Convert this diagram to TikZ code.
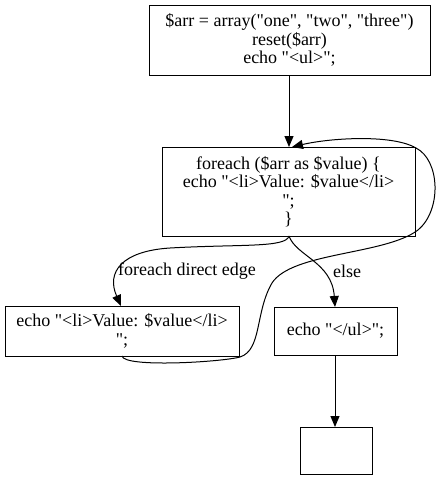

= = = =

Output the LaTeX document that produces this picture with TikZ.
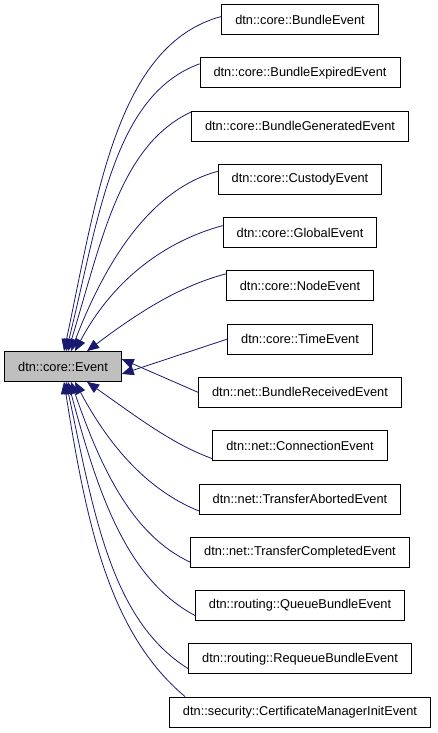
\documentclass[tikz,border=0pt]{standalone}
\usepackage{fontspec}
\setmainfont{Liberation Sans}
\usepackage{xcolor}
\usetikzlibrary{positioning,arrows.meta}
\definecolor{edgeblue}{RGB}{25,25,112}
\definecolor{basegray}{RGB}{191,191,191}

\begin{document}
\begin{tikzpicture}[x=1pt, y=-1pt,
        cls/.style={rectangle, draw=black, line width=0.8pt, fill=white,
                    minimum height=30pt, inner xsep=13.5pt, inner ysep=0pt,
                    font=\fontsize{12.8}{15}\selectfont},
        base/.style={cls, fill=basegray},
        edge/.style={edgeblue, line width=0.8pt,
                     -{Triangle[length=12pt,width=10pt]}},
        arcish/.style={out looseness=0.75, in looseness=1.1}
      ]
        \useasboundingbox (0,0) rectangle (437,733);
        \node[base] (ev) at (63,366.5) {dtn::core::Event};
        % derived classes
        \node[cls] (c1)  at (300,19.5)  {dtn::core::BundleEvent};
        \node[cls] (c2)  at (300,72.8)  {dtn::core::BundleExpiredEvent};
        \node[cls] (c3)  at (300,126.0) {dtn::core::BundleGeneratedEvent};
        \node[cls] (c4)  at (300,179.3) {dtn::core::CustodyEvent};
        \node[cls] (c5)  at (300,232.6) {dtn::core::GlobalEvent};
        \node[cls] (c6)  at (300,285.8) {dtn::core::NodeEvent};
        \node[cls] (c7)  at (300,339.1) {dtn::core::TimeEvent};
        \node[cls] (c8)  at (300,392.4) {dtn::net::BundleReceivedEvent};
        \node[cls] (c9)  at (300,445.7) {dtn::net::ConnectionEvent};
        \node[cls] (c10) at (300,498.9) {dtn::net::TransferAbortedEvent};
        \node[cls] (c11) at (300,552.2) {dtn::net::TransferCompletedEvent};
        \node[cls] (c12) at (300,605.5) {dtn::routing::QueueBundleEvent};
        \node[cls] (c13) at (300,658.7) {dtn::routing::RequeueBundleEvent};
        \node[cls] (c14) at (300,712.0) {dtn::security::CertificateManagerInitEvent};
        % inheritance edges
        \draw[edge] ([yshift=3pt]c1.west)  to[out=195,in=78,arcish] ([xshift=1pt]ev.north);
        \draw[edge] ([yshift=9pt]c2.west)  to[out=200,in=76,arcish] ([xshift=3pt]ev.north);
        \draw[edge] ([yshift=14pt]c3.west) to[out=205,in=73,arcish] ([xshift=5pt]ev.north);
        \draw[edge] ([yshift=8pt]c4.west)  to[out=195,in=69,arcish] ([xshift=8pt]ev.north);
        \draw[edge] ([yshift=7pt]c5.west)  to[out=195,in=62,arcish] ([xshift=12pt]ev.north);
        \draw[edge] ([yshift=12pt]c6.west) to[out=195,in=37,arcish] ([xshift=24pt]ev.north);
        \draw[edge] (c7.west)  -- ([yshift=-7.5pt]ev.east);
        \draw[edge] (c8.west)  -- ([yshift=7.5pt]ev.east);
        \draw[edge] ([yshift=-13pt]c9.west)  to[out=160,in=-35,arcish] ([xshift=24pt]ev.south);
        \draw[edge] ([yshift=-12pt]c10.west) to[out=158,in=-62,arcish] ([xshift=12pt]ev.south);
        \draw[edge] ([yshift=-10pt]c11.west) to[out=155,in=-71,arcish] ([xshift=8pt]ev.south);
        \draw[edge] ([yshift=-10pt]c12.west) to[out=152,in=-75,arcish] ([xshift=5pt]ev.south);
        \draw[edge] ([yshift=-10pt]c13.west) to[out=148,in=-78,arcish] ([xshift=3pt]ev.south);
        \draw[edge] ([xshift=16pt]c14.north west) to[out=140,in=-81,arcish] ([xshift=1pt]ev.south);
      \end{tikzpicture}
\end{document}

= = = =

_JOB_.
Copy out every line of the material above that mentions the word "this".

_THE ANSWER_.
Convert this diagram to TikZ code.
Output the LaTeX document that produces this picture with TikZ.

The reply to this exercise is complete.